* BEGIN Supplied data *

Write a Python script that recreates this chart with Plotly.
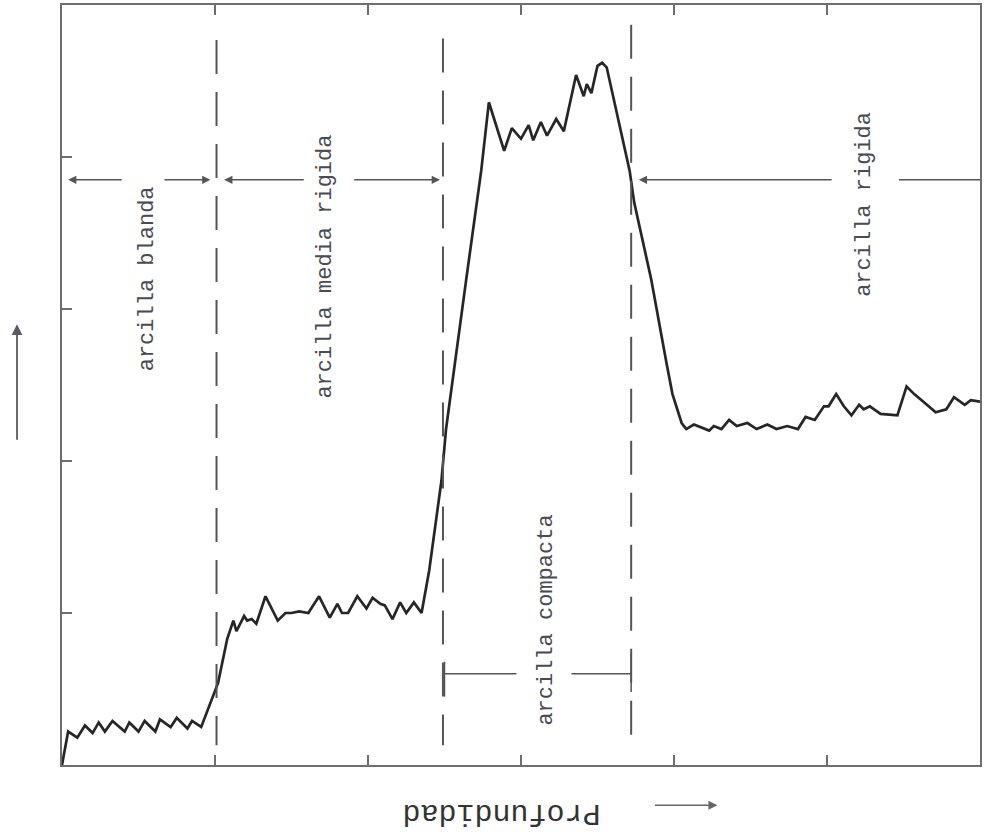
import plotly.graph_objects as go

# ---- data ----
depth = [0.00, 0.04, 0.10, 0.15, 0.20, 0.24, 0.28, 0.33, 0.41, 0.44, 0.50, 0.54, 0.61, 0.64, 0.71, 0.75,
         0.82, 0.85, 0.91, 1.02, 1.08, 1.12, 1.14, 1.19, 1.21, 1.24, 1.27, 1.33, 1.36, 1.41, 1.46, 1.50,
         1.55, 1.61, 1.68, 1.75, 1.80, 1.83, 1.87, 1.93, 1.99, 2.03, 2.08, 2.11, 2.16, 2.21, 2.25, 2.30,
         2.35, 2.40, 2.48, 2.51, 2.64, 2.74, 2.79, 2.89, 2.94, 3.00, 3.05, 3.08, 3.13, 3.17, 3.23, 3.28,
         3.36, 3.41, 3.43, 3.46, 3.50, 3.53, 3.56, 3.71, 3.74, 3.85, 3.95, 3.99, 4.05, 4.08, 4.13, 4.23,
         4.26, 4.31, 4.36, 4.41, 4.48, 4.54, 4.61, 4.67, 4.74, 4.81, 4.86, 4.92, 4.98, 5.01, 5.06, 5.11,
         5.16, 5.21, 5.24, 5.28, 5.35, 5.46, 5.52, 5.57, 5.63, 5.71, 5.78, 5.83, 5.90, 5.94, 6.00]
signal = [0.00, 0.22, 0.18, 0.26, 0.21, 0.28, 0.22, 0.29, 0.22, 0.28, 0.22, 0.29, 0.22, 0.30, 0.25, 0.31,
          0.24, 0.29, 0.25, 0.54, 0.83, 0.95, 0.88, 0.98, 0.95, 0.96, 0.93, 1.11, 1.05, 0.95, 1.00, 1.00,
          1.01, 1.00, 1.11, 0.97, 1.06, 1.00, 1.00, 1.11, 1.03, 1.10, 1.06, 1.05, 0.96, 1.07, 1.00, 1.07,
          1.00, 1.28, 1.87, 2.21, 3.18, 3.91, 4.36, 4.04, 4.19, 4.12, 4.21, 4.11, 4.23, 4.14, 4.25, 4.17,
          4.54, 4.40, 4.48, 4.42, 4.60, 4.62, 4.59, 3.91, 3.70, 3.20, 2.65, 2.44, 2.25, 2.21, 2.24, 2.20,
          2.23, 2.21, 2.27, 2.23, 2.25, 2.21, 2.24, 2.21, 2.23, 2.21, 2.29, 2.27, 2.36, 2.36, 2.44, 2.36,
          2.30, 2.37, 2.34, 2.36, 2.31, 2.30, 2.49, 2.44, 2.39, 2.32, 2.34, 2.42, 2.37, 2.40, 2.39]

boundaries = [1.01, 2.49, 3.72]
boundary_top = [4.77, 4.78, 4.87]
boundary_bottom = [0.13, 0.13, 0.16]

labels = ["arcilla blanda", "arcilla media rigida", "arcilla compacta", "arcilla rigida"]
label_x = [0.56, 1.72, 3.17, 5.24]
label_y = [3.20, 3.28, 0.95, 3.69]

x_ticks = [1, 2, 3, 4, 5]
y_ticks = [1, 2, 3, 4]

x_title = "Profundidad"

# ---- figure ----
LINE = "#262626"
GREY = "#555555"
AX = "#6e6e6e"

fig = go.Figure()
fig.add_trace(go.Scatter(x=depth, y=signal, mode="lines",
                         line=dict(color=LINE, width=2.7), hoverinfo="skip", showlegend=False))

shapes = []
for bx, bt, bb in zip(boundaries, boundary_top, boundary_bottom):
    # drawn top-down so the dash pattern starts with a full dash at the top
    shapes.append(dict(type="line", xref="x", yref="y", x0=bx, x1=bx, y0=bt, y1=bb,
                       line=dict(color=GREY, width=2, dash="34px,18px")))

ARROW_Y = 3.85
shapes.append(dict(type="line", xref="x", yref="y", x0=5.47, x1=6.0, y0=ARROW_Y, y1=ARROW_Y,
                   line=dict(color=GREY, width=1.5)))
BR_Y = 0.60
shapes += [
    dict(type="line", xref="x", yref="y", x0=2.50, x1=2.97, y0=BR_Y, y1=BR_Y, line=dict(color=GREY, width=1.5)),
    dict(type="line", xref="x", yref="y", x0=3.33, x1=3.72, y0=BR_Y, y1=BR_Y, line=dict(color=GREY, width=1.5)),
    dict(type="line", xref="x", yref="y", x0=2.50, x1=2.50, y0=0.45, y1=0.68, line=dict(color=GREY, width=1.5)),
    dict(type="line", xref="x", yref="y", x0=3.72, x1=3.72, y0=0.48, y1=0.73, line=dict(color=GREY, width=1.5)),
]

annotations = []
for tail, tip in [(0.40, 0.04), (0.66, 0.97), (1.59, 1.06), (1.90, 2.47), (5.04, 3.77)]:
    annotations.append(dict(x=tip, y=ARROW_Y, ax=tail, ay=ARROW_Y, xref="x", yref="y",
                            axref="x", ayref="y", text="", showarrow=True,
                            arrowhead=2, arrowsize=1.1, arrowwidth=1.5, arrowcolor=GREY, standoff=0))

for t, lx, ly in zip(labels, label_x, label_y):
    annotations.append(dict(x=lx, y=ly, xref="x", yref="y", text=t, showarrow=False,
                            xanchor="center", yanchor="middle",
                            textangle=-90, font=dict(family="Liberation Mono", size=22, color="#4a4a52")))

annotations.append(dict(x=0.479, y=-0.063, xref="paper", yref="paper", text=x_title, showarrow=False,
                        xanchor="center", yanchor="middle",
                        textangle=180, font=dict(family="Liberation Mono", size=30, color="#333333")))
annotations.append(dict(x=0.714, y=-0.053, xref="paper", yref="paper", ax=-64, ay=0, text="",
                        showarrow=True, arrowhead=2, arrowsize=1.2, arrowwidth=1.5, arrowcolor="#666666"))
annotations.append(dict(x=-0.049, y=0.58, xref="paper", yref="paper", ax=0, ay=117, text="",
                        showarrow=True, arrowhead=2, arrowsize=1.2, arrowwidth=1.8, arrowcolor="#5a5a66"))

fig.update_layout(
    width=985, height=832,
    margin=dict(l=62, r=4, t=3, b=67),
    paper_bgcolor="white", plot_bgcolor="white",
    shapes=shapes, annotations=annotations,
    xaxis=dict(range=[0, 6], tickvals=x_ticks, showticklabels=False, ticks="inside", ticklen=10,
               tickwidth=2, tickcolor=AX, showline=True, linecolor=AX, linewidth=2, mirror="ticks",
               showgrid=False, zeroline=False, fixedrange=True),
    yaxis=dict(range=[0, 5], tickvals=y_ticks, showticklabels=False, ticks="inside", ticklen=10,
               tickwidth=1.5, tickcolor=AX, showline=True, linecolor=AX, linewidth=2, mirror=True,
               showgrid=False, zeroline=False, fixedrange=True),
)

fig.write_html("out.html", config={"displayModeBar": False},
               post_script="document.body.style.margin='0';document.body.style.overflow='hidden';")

* END Supplied data *
* BEGIN Supplied data *

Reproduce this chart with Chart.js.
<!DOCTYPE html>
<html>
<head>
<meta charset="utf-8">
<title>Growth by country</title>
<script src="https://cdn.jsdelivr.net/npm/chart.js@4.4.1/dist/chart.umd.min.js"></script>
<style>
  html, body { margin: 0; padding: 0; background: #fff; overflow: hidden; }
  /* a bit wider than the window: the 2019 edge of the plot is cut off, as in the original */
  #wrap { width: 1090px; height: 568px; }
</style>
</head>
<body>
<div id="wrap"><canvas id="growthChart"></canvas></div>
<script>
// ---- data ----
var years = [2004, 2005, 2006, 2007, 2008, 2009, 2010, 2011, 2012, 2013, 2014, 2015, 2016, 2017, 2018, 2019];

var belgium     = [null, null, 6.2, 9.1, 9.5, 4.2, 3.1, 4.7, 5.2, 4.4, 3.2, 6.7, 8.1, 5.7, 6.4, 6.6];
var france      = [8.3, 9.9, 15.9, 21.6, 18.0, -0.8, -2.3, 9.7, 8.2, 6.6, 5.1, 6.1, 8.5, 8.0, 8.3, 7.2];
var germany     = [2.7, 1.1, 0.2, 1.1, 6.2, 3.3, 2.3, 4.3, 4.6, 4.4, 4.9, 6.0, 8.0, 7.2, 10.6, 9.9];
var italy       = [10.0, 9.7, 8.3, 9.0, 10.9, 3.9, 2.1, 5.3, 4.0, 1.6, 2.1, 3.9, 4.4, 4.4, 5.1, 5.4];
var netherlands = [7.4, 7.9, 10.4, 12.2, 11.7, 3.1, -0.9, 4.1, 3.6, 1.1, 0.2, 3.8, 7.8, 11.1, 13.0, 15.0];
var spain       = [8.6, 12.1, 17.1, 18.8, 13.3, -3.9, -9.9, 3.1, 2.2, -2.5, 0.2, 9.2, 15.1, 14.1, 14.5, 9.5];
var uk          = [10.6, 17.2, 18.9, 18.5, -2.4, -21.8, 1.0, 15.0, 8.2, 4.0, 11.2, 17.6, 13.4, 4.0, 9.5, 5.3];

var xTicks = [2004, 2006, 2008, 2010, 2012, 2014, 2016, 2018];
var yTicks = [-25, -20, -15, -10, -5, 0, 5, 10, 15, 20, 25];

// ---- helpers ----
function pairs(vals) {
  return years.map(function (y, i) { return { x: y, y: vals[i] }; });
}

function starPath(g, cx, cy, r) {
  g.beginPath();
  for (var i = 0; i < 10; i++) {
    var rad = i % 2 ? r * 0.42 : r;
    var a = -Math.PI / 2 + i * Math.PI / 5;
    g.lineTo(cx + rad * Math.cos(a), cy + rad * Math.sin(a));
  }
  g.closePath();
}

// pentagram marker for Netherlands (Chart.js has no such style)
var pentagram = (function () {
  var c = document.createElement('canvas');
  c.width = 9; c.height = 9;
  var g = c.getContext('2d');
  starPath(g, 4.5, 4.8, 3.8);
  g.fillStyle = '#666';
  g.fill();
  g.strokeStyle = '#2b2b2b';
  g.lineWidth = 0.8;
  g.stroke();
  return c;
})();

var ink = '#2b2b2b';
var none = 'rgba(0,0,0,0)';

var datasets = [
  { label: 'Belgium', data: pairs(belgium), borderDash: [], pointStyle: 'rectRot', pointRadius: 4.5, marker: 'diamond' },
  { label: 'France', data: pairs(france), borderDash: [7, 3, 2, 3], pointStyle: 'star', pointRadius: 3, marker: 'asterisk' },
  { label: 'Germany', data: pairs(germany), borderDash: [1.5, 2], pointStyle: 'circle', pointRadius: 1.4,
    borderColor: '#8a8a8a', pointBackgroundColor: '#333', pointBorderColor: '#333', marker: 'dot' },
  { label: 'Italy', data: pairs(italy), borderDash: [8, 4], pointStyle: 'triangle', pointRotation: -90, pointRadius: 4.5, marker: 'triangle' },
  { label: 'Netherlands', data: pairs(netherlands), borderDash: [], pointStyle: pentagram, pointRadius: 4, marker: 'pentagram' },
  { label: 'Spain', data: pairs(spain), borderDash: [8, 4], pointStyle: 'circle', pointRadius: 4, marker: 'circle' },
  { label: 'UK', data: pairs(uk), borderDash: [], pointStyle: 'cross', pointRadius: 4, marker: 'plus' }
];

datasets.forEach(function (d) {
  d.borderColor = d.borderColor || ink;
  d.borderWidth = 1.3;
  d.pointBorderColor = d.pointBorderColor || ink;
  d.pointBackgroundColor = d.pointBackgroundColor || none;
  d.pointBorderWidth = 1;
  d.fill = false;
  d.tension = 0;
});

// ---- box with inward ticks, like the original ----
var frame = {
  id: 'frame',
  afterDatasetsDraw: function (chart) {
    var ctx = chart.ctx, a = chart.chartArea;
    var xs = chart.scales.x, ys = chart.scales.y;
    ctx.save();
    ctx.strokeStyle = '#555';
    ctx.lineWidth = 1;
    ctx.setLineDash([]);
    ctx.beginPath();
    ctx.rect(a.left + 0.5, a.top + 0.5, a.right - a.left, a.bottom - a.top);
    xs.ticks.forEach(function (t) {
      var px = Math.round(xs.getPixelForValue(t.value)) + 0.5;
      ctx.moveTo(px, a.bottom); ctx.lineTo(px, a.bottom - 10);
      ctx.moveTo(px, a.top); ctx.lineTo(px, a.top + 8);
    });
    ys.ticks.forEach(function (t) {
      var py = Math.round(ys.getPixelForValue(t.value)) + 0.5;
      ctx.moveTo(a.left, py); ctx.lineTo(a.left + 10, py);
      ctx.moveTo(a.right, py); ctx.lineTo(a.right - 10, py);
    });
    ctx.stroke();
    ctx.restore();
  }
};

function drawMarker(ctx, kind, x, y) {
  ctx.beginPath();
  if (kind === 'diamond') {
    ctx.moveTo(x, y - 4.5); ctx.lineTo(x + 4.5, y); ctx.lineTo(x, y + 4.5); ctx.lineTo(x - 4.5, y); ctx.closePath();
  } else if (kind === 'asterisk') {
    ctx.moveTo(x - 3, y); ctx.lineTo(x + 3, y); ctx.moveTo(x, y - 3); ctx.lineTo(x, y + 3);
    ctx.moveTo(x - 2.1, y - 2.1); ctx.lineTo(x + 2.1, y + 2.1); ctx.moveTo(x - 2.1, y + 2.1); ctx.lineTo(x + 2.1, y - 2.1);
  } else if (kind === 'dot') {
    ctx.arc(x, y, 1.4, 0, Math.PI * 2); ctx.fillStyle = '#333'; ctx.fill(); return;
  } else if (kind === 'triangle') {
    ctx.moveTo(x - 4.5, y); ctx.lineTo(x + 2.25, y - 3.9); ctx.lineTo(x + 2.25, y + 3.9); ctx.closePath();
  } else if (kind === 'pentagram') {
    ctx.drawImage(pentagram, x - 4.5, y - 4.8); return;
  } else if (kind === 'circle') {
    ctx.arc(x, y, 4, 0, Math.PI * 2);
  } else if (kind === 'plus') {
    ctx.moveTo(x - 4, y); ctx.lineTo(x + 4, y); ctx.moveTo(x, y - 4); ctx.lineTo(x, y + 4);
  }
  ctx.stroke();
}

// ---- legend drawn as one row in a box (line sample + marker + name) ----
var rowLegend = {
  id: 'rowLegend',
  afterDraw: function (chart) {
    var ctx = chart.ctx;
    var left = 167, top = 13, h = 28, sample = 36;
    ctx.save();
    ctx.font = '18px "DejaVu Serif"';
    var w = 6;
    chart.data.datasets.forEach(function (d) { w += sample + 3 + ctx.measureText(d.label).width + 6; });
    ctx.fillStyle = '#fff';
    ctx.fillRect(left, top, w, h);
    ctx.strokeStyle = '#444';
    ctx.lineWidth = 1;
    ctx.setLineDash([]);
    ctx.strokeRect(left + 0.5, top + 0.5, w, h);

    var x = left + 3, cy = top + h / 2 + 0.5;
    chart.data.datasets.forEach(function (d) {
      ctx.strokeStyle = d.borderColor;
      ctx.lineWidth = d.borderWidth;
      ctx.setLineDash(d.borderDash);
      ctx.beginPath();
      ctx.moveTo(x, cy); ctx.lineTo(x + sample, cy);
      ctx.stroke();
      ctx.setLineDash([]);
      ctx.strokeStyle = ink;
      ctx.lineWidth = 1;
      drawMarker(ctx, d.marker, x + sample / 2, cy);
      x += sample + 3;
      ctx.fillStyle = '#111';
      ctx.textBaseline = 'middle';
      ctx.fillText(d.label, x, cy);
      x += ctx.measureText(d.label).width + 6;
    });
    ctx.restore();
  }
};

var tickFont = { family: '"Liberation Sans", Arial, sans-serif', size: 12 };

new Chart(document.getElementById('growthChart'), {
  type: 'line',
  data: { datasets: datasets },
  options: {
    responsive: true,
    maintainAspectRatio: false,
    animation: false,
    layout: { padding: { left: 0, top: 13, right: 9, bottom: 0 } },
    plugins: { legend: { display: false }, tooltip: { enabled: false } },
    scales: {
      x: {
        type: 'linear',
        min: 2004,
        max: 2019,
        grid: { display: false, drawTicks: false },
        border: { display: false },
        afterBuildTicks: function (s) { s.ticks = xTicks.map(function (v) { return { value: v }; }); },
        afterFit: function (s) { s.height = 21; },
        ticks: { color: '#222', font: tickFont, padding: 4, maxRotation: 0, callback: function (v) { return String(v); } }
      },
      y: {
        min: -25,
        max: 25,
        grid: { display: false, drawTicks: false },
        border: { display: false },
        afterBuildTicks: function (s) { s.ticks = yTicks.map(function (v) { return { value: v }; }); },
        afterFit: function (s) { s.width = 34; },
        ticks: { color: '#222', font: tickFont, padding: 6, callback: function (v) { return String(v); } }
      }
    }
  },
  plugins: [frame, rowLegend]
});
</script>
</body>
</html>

* END Supplied data *

Leaving out the pictures, extract the stretch from the line holding "Write a Python" through the line holding "import plotly.graph_objects as go", word for word.

Answer to this exercise:
Write a Python script that recreates this chart with Plotly.
import plotly.graph_objects as go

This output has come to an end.